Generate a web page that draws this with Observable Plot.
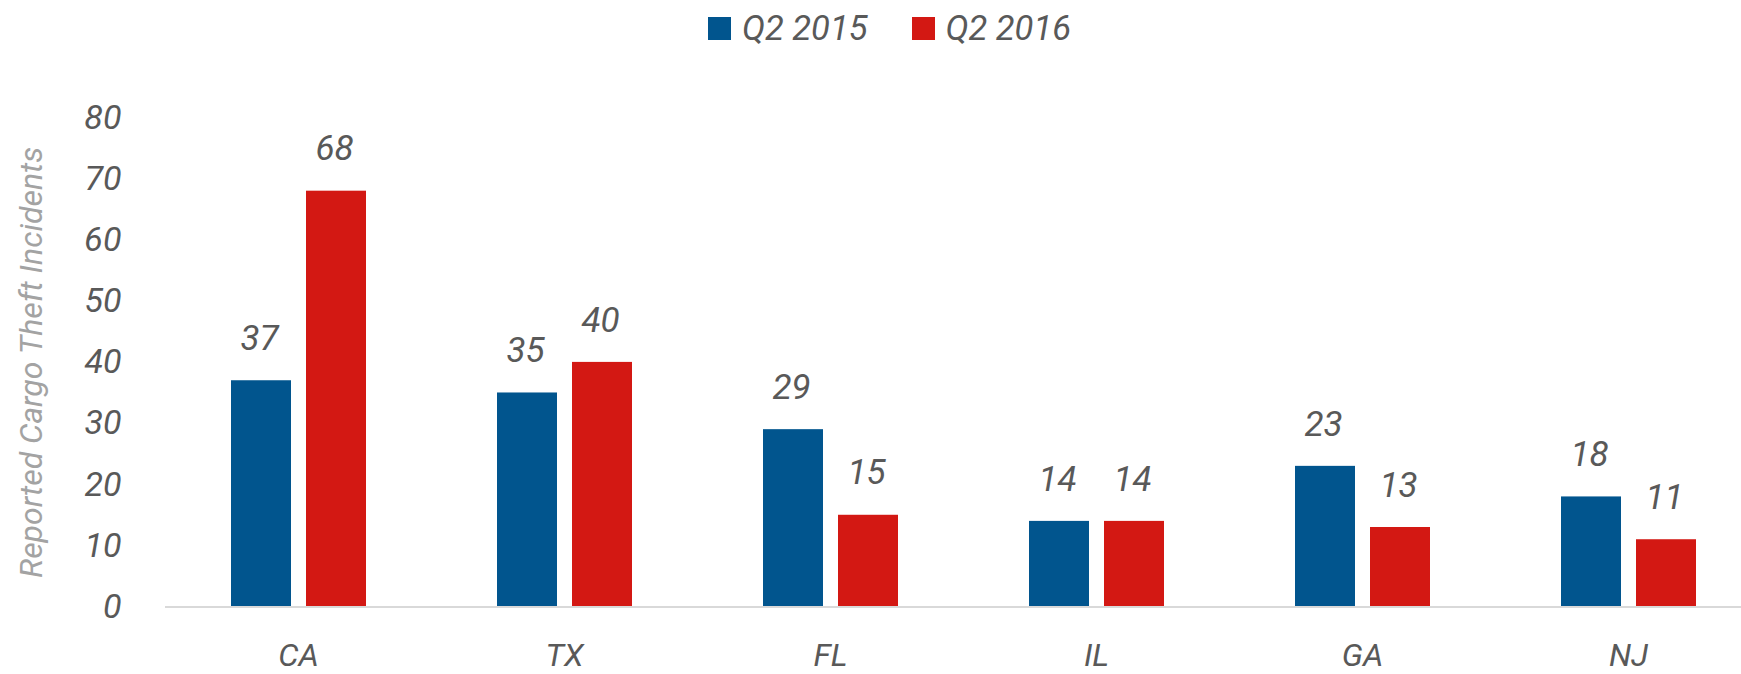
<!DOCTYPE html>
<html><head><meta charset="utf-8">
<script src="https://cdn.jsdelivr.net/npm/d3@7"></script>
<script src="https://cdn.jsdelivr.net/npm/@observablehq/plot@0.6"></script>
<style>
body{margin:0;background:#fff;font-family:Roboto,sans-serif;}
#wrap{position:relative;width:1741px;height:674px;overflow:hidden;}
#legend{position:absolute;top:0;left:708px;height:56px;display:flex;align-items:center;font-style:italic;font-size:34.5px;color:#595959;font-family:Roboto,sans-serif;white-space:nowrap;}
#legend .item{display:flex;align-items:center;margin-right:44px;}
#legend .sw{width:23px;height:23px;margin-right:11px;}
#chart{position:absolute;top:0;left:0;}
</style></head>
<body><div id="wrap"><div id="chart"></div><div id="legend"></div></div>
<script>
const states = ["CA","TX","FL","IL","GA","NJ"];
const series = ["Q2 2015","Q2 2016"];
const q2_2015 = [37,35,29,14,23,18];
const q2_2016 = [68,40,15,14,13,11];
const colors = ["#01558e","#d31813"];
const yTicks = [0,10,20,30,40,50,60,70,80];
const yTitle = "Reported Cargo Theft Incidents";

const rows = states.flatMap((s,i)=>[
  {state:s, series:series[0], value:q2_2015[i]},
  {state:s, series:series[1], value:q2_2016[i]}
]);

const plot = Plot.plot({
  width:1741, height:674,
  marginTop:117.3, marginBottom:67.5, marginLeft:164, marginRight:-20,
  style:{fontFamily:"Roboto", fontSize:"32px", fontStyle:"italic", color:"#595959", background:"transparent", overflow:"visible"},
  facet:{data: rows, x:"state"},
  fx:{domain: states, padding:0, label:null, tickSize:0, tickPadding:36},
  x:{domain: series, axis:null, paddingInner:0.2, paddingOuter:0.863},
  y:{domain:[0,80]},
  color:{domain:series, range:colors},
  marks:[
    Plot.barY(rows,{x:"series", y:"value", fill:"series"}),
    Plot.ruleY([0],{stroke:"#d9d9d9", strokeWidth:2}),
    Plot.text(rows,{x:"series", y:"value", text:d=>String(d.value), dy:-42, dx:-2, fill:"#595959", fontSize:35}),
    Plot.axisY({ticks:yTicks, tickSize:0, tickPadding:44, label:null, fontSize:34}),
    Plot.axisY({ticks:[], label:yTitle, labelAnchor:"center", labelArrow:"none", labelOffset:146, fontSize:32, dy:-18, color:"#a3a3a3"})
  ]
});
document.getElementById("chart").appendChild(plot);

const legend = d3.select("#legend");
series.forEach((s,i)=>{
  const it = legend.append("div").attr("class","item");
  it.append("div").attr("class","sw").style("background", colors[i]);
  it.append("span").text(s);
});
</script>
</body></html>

● ● ● ● ●

■ **What the exercise asks**
Reproduce the material in full, word for word, and omit the pictures.

■ **Result of the exercise**
Generate a web page that draws this with Observable Plot.
<!DOCTYPE html>
<html><head><meta charset="utf-8">
<script src="https://cdn.jsdelivr.net/npm/d3@7"></script>
<script src="https://cdn.jsdelivr.net/npm/@observablehq/plot@0.6"></script>
<style>
body{margin:0;background:#fff;font-family:Roboto,sans-serif;}
#wrap{position:relative;width:1741px;height:674px;overflow:hidden;}
#legend{position:absolute;top:0;left:708px;height:56px;display:flex;align-items:center;font-style:italic;font-size:34.5px;color:#595959;font-family:Roboto,sans-serif;white-space:nowrap;}
#legend .item{display:flex;align-items:center;margin-right:44px;}
#legend .sw{width:23px;height:23px;margin-right:11px;}
#chart{position:absolute;top:0;left:0;}
</style></head>
<body><div id="wrap"><div id="chart"></div><div id="legend"></div></div>
<script>
const states = ["CA","TX","FL","IL","GA","NJ"];
const series = ["Q2 2015","Q2 2016"];
const q2_2015 = [37,35,29,14,23,18];
const q2_2016 = [68,40,15,14,13,11];
const colors = ["#01558e","#d31813"];
const yTicks = [0,10,20,30,40,50,60,70,80];
const yTitle = "Reported Cargo Theft Incidents";

const rows = states.flatMap((s,i)=>[
  {state:s, series:series[0], value:q2_2015[i]},
  {state:s, series:series[1], value:q2_2016[i]}
]);

const plot = Plot.plot({
  width:1741, height:674,
  marginTop:117.3, marginBottom:67.5, marginLeft:164, marginRight:-20,
  style:{fontFamily:"Roboto", fontSize:"32px", fontStyle:"italic", color:"#595959", background:"transparent", overflow:"visible"},
  facet:{data: rows, x:"state"},
  fx:{domain: states, padding:0, label:null, tickSize:0, tickPadding:36},
  x:{domain: series, axis:null, paddingInner:0.2, paddingOuter:0.863},
  y:{domain:[0,80]},
  color:{domain:series, range:colors},
  marks:[
    Plot.barY(rows,{x:"series", y:"value", fill:"series"}),
    Plot.ruleY([0],{stroke:"#d9d9d9", strokeWidth:2}),
    Plot.text(rows,{x:"series", y:"value", text:d=>String(d.value), dy:-42, dx:-2, fill:"#595959", fontSize:35}),
    Plot.axisY({ticks:yTicks, tickSize:0, tickPadding:44, label:null, fontSize:34}),
    Plot.axisY({ticks:[], label:yTitle, labelAnchor:"center", labelArrow:"none", labelOffset:146, fontSize:32, dy:-18, color:"#a3a3a3"})
  ]
});
document.getElementById("chart").appendChild(plot);

const legend = d3.select("#legend");
series.forEach((s,i)=>{
  const it = legend.append("div").attr("class","item");
  it.append("div").attr("class","sw").style("background", colors[i]);
  it.append("span").text(s);
});
</script>
</body></html>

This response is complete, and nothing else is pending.